Le reste de la journée sera consacré à l’étude des obligations déontologiques, des compétences sociales et professionnelles, des règles de rédaction, des conditions et du processus de l’homologation, avec en point d’orgue la rédaction d’un procès-verbal de conciliation. 

Un parcours de conciliation, en forme de schéma en dix étapes, a été édité par l’équipe pédagogique. Il commence par la « rencontre avec le demandeur » et se termine idéalement par « l’homologation de l’accord », en passant par l’impératif de cerner « les raisons profondes du conflit » (étape 6), la « reconnaissance de la réalité de l’autre » (étape 7), « la création d’une solution » (étape 8), pour aboutir au choix d’une solution (étape 9), et enfin à l’accord – total ou partiel (étape 10). 

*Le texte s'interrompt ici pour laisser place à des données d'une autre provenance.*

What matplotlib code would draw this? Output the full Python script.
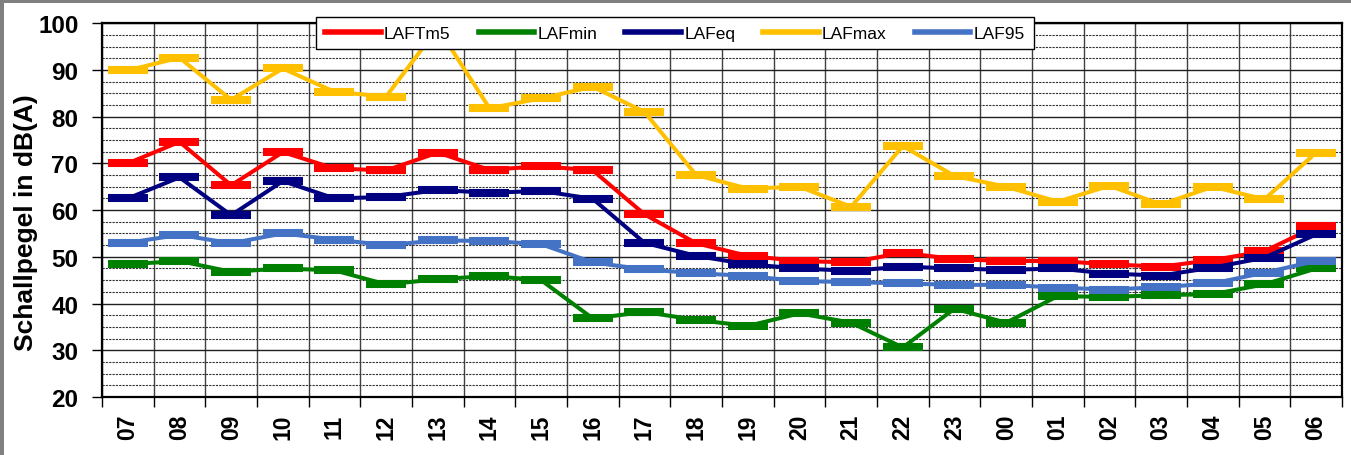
import numpy as np
import matplotlib.pyplot as plt
from matplotlib.patches import Rectangle

plt.rcParams['font.family'] = ['Liberation Sans', 'DejaVu Sans']

# hourly levels in dB(A)
hours = ['07', '08', '09', '10', '11', '12', '13', '14', '15', '16', '17', '18',
         '19', '20', '21', '22', '23', '00', '01', '02', '03', '04', '05', '06']
laftm5 = [70.0, 74.6, 65.3, 72.4, 68.9, 68.5, 72.3, 68.6, 69.4, 68.5, 59.1, 52.9,
          50.2, 49.1, 48.8, 50.9, 49.5, 49.1, 49.1, 48.4, 47.9, 49.3, 51.2, 56.5]
lafmin = [48.4, 49.1, 46.8, 47.5, 47.1, 44.1, 45.2, 45.9, 45.0, 36.8, 38.2, 36.5,
          35.2, 37.9, 35.9, 30.6, 38.9, 35.9, 41.6, 41.4, 41.8, 42.0, 44.1, 47.5]
lafeq = [62.5, 67.0, 58.9, 66.2, 62.5, 62.8, 64.3, 63.7, 64.1, 62.4, 53.0, 50.2,
         48.4, 47.5, 47.0, 47.9, 47.5, 47.2, 47.5, 46.4, 46.0, 47.7, 49.8, 54.8]
lafmax = [89.9, 92.6, 83.6, 90.3, 85.3, 84.3, 99.0, 81.8, 83.9, 86.4, 81.0, 67.5,
          64.6, 65.0, 60.7, 73.7, 67.3, 65.0, 61.8, 65.2, 61.2, 65.0, 62.3, 72.3]
laf95 = [53.0, 54.7, 52.9, 55.0, 53.7, 52.5, 53.5, 53.4, 52.7, 48.8, 47.3, 46.5,
         45.9, 44.8, 44.6, 44.3, 44.0, 44.0, 43.4, 43.0, 43.5, 44.3, 46.6, 49.1]

series = [('LAFTm5', laftm5, '#FF0000'),
          ('LAFmin', lafmin, '#008000'),
          ('LAFeq', lafeq, '#000080'),
          ('LAFmax', lafmax, '#FFC000'),
          ('LAF95', laf95, '#4472C4')]

fig = plt.figure(figsize=(13.51, 4.56), dpi=100)
ax = fig.add_axes([0.0755, 0.1272, 0.9178, 0.8198])

x = np.arange(len(hours))
for name, vals, col in series:
    ax.plot(x, vals, color=col, lw=2.9, marker='_', ms=29, mew=5.8,
            solid_joinstyle='round', label=name, zorder=3)

ax.set_xlim(-0.5, len(hours) - 0.5)
ax.set_ylim(20, 100)

ax.set_xticks(x)
ax.set_xticklabels(hours, rotation=90, fontsize=16.5, fontweight='bold')
ax.set_xticks(np.arange(len(hours) + 1) - 0.5, minor=True)
ax.tick_params(axis='x', which='major', length=0, pad=12)
ax.tick_params(axis='x', which='minor', length=7, width=1, direction='out')

ax.set_yticks(np.arange(20, 101, 10))
ax.set_yticks(np.arange(20, 100, 2.5), minor=True)
ax.tick_params(axis='y', which='major', length=7, width=1, direction='out',
               labelsize=17.5, pad=10)
ax.tick_params(axis='y', which='minor', length=0)
for lab in ax.get_yticklabels():
    lab.set_fontweight('bold')

ax.grid(True, axis='x', which='minor', color='#404040', lw=1)
ax.grid(True, axis='y', which='major', color='#202020', lw=1)
ax.grid(True, axis='y', which='minor', color='#303030', lw=0.8, ls=(0, (2, 1)))
ax.set_axisbelow(True)

for sp in ax.spines.values():
    sp.set_linewidth(1.6)
    sp.set_color('black')

ax.set_ylabel('Schallpegel in dB(A)', fontsize=19, fontweight='bold')
ax.yaxis.set_label_coords(-0.052, 0.47)

leg = ax.legend(loc='center', bbox_to_anchor=(0.4996, 0.9254),
                bbox_transform=fig.transFigure, ncol=5, fontsize=12.5,
                frameon=True, fancybox=False, framealpha=1, edgecolor='black',
                handlelength=3.2, handletextpad=0.2, columnspacing=1.6,
                borderpad=0.5)
leg.get_frame().set_linewidth(1)
for h in leg.get_lines():
    h.set_marker('')
    h.set_linewidth(4)
leg.set_zorder(10)

# grey frame on the left and top edge of the picture
fig.add_artist(Rectangle((0, 0), 4 / 1351, 1, transform=fig.transFigure,
                         facecolor='#808080', edgecolor='none'))
fig.add_artist(Rectangle((0, 1 - 4 / 456), 1, 4 / 456, transform=fig.transFigure,
                         facecolor='#808080', edgecolor='none'))

fig.savefig('out.png', dpi=100)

Les « principes de base » de la communication y sont gravés. « Ne jamais dire que ce que dit l’autre est faux. Lui faire exprimer son cadre de référence fera avancer vers la conciliation ». On peut y lire aussi qu’il faut « toujours se poser la question de savoir si l’on a bien entendu ou vu juste en faisant expliciter ou redire avec d’autres mots ce qu’on croit avoir compris, ou prendre le temps de reformuler ». Par exemple, commencer par dire « si j’ai bien compris, vous dites que […] », et proscrire « toute forme de jugement, de solution plaquée, de rappel à la loi, de ce qu’il faut faire, etc. ». Autant de préceptes qui « s’apprennent » et qui « font partie des compétences professionnelles du conciliateur », est-il écrit en gras. 

Et ça marche. Les chiffres-clés 2018 de la justice affichent en bonne page un taux de « 51,2 % d’affaires conciliées pour 136 849 saisines confondues en 2018 ». Reste à voir à combien ce chiffre grimpera demain avec l’extension programmée de l’amiable, et à l’échelle des quelque deux millions de décisions civiles rendues chaque année.